Is The Slowdown In U.S. Manufacturing Stabilizing?

 | Oct 23, 2019 07:24AM ET

It’s been obvious for some time that the US manufacturing sector has been stumbling, which has been a factor in the general deceleration in US economic output this year. But October data hints at the possibility that manufacturing’s slide has ended.

Preliminary survey readings from three Federal Reserve banks suggest that manufacturing’s headwinds may be easing. It’s premature to read too much into this data, but suddenly the possibility looks a bit stronger for thinking that this sector’s weakness has run its course. If that turns out to be the case, a key risk factor may be set to fade for the US economy in the months ahead.

It wouldn’t be the first time that a weak manufacturing sector finds its footing and reverses a worrisome decline. Recall that in 2015, this slice of the economy was stumbling and contributing to a general weakness in the broad economic trend. But a revival took root in 2016, providing support for a reacceleration in economic growth generally.

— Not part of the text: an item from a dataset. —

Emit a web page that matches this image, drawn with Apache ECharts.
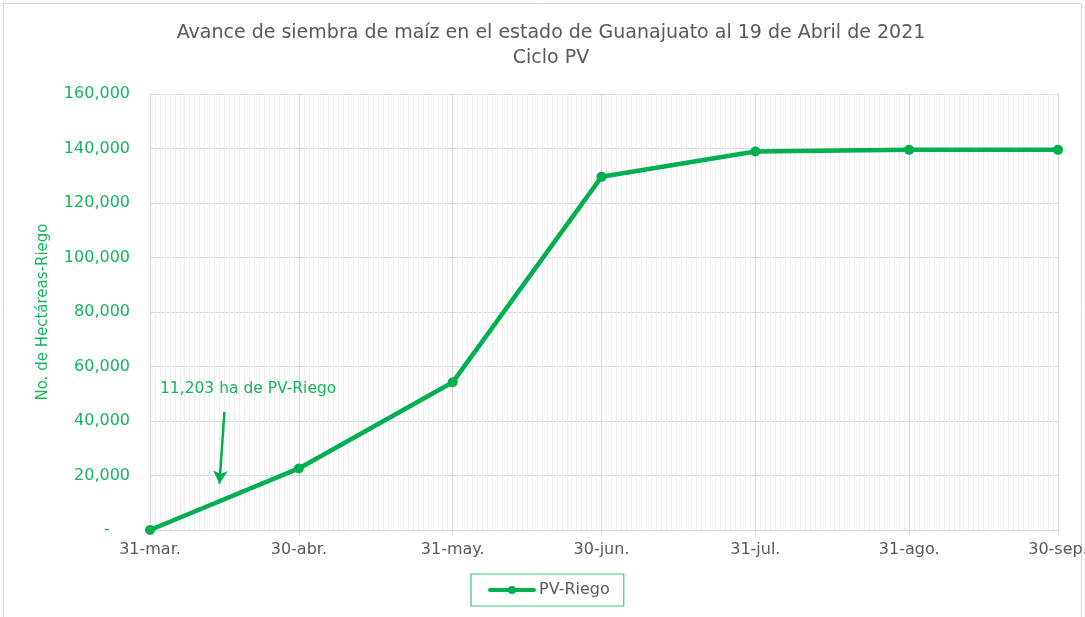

For much of 2019 it’s been obvious that manufacturing has once again found itself on the back foot. But in the wake of October survey data published in recent days it’s reasonable to ask if a repeat performance of the 2016 rebound scenario is in progress.

The source for this tentative optimism: a trio of Federal Reserve banks, including yesterday’s upbeat report from the Richmond Fed, which reports that “Fifth District manufacturing activity strengthened in October.” Growth also prevails in this month’s releases from the New York and Philly counterparts.